Share of people working from home 🏠
Workers in America’s biggest, most competitive cities aren’t giving up the flexibility and savings — in both time and gas money — of working from home.
By the numbers: Overall, 15% of the U.S. worked from home last year, according to new Census figures released last week — but the numbers are much higher on both the East and West coasts, and in other large metro areas.
Boulder, Colo. had the highest share of remote workers of any metro area last year, at 32%. Denver wasn’t far behind.
San Francisco and San Jose were both in the top 10. Their main rival for tech jobs, Austin, Texas, was even higher.
Just over 25% of the workforce in the Washington, D.C. metro area is remote — the 6th highest rate of any city, and higher than any state.
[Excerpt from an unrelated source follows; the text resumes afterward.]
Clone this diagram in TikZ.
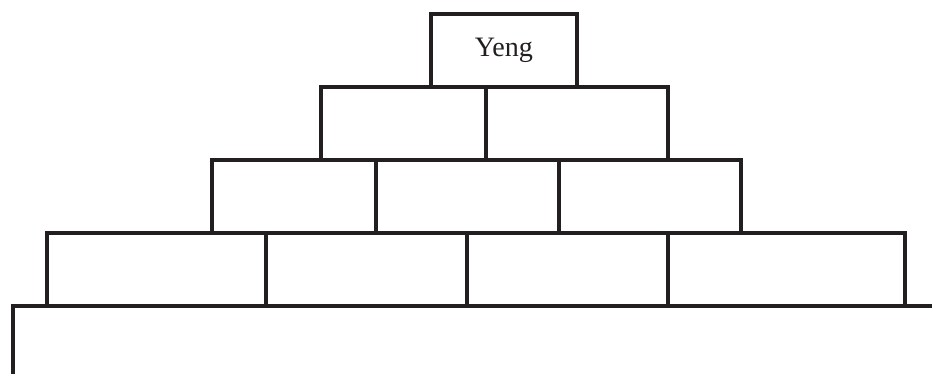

The other side: Mississippi has the lowest share of remote workers in the U.S., at just 5.5%, and the Southeast generally is well below the national average.
Even so, every state has more remote workers now than it did in 2019, before the COVID pandemic began.
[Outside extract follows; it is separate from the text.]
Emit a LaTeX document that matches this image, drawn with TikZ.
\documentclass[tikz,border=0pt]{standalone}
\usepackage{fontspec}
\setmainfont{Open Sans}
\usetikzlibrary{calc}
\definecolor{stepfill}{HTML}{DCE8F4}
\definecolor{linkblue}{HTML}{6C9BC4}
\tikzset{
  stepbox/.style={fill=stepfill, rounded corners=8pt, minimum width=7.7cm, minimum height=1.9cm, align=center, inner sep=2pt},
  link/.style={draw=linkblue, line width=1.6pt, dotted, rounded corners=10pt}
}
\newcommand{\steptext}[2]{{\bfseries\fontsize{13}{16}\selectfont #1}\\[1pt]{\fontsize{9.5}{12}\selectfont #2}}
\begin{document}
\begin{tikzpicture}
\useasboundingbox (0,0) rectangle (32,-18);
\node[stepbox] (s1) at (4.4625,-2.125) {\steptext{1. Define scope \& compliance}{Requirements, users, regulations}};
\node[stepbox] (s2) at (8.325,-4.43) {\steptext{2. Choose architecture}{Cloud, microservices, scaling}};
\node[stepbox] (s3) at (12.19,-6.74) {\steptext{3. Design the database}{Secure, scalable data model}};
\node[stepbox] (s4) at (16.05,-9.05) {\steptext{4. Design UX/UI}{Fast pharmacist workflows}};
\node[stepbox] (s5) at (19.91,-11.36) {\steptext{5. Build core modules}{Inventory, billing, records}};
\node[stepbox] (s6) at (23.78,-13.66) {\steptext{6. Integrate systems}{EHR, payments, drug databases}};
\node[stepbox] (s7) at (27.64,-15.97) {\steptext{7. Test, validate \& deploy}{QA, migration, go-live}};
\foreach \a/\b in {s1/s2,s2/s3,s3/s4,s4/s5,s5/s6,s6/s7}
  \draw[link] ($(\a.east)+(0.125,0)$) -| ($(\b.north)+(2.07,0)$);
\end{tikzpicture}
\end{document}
And even after two years, the trend line is barely moving. Nationwide, the share of people working from home declined by less than 3 percentage points between 2021 and 2022, according to the Census figures.
What we’re watching: The work-from-home revolution is most entrenched in big cities with large concentrations of office buildings, and downtown economies that survived because of those office buildings being full.
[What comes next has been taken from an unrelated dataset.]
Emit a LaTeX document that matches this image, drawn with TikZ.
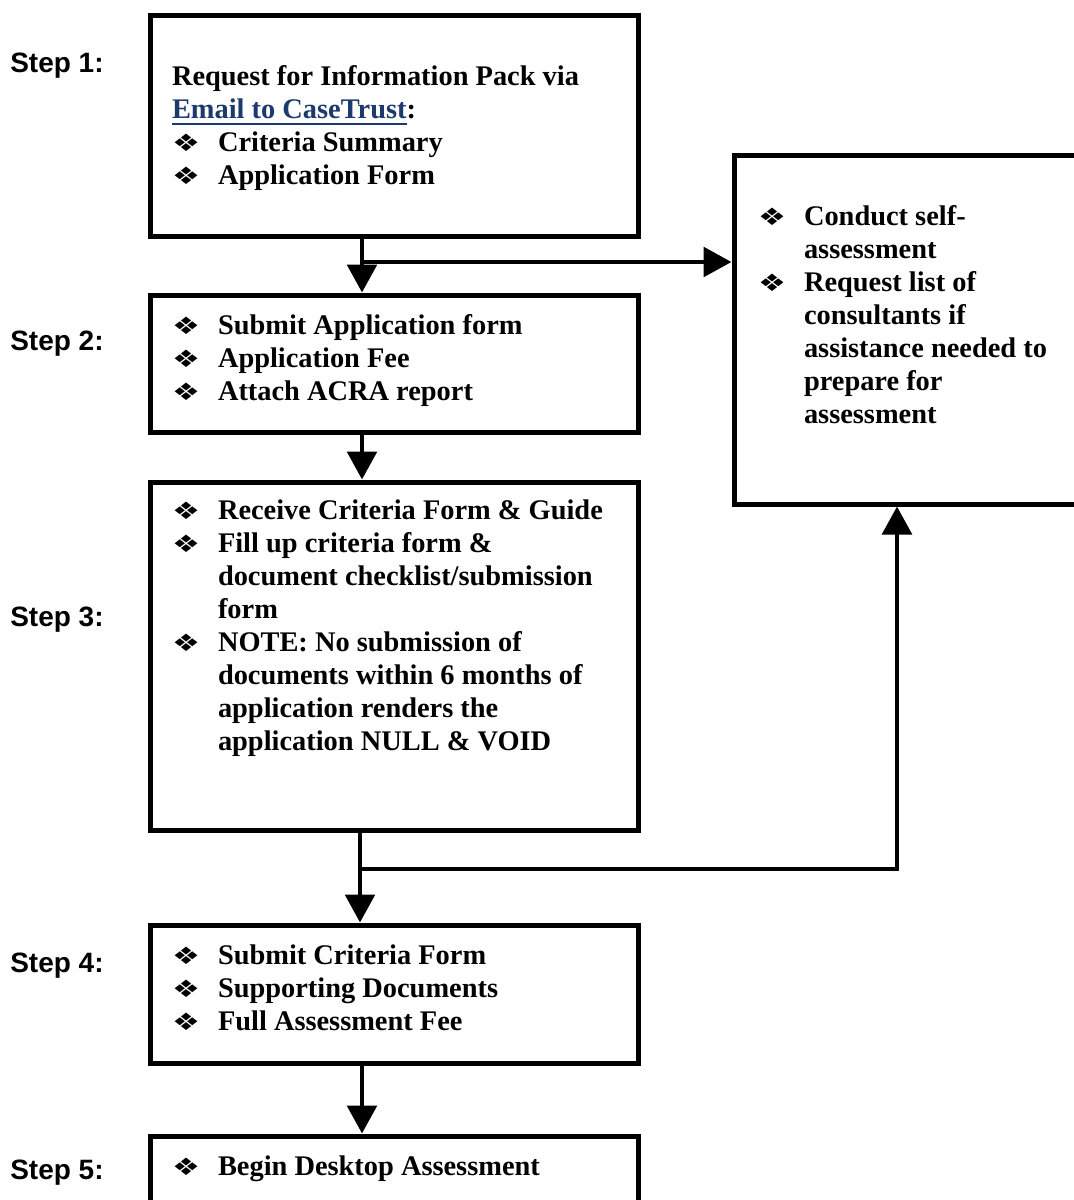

Any number of large employers, from big banks in New York all the way up to the federal government, have tried to get their employees back to the office. For the most part, they haven’t been very successful.
The solution in these cities is more likely to come from ambitious redevelopment projects — converting office towers into residential buildings and central business districts into mixed-use neighborhoods.
That work is complex, difficult and extremely expensive, but it’s already underway in several cities.